#### Task to complete
Every line that contains the word "code" should be copied.

#### Provided data
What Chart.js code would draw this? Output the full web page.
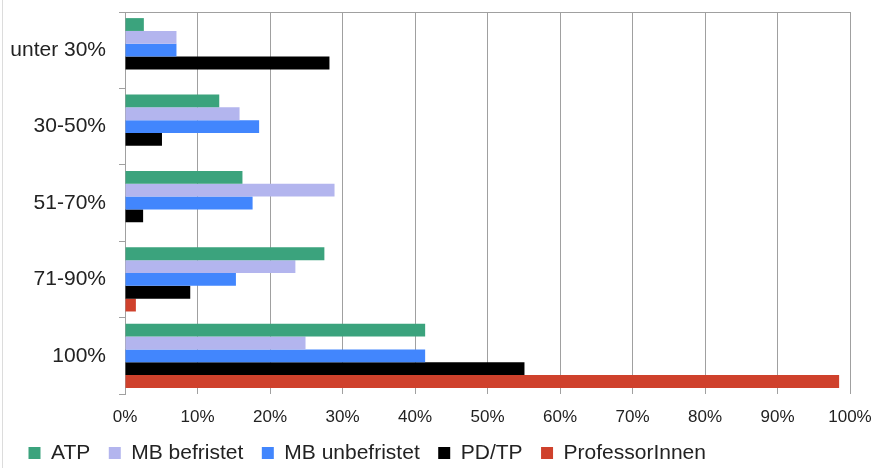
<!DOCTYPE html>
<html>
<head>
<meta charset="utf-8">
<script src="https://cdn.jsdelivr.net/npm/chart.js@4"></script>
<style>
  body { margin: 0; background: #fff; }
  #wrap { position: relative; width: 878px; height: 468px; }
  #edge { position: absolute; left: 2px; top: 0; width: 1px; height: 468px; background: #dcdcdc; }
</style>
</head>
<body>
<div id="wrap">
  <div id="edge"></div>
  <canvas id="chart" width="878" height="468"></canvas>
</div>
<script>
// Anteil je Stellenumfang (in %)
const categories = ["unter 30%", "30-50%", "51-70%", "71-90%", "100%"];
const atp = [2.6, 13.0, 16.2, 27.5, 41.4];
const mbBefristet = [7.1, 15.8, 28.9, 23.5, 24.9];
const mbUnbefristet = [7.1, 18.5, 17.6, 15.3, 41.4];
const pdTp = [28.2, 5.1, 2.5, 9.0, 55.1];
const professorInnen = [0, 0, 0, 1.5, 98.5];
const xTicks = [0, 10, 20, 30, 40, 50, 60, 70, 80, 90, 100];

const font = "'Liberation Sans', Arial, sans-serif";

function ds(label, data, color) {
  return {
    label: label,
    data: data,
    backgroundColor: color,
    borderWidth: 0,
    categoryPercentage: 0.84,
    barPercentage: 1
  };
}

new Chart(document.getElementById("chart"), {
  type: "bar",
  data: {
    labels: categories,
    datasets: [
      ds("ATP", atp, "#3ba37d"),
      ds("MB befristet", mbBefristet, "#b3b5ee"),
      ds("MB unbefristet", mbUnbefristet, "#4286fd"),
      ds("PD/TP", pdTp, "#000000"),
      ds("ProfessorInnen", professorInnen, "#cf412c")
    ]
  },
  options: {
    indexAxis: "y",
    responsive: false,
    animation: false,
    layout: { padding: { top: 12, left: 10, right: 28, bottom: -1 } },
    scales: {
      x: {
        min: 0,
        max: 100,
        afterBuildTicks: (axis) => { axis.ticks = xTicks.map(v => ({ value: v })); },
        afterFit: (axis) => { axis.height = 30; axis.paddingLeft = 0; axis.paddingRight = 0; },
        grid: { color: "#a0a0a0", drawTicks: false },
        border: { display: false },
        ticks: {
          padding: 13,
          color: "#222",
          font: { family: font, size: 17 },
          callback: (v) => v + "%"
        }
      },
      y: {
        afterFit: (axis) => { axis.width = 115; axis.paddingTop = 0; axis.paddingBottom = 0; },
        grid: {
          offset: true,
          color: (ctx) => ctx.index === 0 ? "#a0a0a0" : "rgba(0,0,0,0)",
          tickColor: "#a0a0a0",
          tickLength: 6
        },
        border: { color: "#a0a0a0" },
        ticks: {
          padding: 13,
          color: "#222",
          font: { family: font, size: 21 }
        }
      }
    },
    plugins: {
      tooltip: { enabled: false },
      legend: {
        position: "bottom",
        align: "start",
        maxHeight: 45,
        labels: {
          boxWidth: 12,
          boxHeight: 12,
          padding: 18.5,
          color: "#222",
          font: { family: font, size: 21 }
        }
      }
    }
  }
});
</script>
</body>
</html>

--

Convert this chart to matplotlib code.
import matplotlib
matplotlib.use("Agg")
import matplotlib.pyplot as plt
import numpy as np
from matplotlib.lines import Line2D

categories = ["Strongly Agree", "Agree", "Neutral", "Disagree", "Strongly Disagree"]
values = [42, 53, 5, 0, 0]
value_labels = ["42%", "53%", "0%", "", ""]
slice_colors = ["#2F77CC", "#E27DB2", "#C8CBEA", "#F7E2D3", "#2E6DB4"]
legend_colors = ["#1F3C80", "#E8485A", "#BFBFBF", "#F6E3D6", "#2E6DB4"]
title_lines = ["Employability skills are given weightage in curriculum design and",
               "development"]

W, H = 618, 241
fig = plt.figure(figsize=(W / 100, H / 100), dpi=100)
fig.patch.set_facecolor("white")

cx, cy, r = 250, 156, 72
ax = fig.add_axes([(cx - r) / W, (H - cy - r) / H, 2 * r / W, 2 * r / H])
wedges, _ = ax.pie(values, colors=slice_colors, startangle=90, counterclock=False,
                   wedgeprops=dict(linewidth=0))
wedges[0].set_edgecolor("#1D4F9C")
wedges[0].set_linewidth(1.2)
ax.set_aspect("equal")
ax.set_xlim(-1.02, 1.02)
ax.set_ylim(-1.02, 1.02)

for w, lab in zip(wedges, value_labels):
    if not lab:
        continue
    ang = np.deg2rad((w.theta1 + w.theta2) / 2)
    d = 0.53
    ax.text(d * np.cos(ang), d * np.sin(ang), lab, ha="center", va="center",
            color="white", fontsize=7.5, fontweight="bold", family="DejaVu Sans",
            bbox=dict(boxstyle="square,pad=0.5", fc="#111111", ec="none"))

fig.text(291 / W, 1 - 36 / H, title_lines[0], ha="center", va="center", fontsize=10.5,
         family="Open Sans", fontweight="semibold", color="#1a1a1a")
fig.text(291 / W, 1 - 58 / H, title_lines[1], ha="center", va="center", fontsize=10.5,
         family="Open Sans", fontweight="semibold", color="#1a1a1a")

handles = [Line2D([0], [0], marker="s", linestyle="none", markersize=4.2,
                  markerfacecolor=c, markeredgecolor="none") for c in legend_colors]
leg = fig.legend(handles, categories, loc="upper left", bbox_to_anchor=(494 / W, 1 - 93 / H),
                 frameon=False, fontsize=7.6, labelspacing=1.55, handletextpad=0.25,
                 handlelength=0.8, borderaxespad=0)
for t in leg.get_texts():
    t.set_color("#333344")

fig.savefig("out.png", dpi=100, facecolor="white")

#### Reply to the task
What Chart.js code would draw this? Output the full web page.
Convert this chart to matplotlib code.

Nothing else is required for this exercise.